👤 Ajmal Waqif, Communications Coordinator
Late last year CARAS worked with our friends at Settled to win for a member of our community, R, a single mother originally from Somalia who works but cannot afford childcare. She had repeatedly, and erroneously, been denied access to benefits via Universal Credit, which would supplement her wage and allow her to properly support her and her child. Together we gathered evidence and challenged the decision and, in December 2024, a judge ultimately ruled that R was entitled to Universal Credit.
Successive governments have put in place many conditions on the right to claim Universal Credit – conditions, rejections, sanctions – making it intentionally difficult to access the social security benefits people are entitled to, and to cut the amount of support available overall, leaving what was supposed to be a safety net “threadbare”. Unnecessary means-testing and cutting benefits are two-prongs of the austerity approach, which has virtually been the political consensus for a decade and a half, and which has harmed many communities in the UK, and especially the most vulnerable, such as our community of sanctuary seekers. More recently, the government declared a highly controversial, “immoral and devastating“, cuts to benefits intended to support people with disabilities, for which the government are facing enormous backlash.
Meanwhile, as CARAS advocates around, people awaiting an asylum decision are banned from working. The government supports them with a meagre £7 per day, intended to cover all their costs beyond housing. Receiving a decision often means ‘out of the frying pan and into the fire’, as newly recognised refugees are forced to leave Home Office accommodation in a matter of weeks after getting a positive decision, without any assured housing opportunities or routes to employment. Though they may be entitled to social security benefits, without the intervention of organisations like CARAS or Settled, they are not advised and supported to complete their applications, gather evidence, and appeal decisions if it comes to it.
R, who has leave to remain, works and has the right to be paid for it, but can only do so during the school term when she doesn’t have child-care responsibilities, meaning she must fall back on social security to make ends meet. Her situation is a more drastic version of what millions of others in the UK also experience, with structurally low wages and lack of other social support meaning 38.6% of all people on Universal Credit are in-work. In deserving more from this underfunded welfare state, there is a community of interest between those who have been in this country for a long time, and recent arrivals like R. Both will benefit from a more caring and generous state and society.
Since it was elected last summer, two of the biggest disappointments in domestic politics which the Labour government has presided over has been; their failure to repeal the two-child benefit cap, and the continuation of hostile border and asylum policies. Though these two issues aren’t always connected in public discourse, the experience of the CARAS community reveals them to be closely connected. They are typical of the kind of politics that surrender to a spiral of decline, dysfunction, and inequity. They pit communities against each other. And at their core, they’re based on a fundamentally harmful and zero-sum premise – that in the sixth wealthiest country in the world, there is somehow not enough to go around for all those who are entitled to it.
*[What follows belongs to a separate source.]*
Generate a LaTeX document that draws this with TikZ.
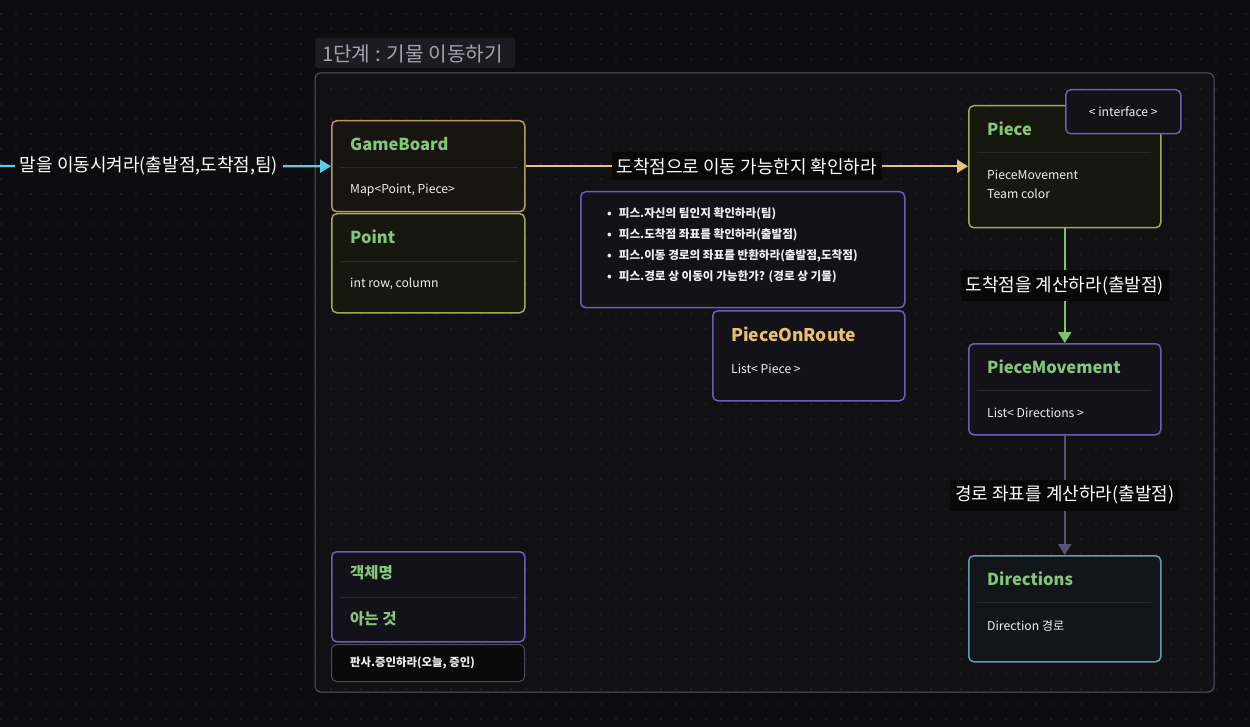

That’s why we’re demanding the government fund public services, with easy and clear priorities being finally scrapping the two-child benefit cap for social security recipients and reinvesting in the NHS to bring down waiting times. These are two areas that hurt all communities and particularly ours, who face destitution and have serious mental and physical health needs – it would therefore benefit all communities if they were reformed. We strongly believe that what is good for sanctuary seekers, is good for everyone. When the most vulnerable are treated with care and dignity, it sets a more positive precedent – politically and morally – for how we treat people and are treated in turn.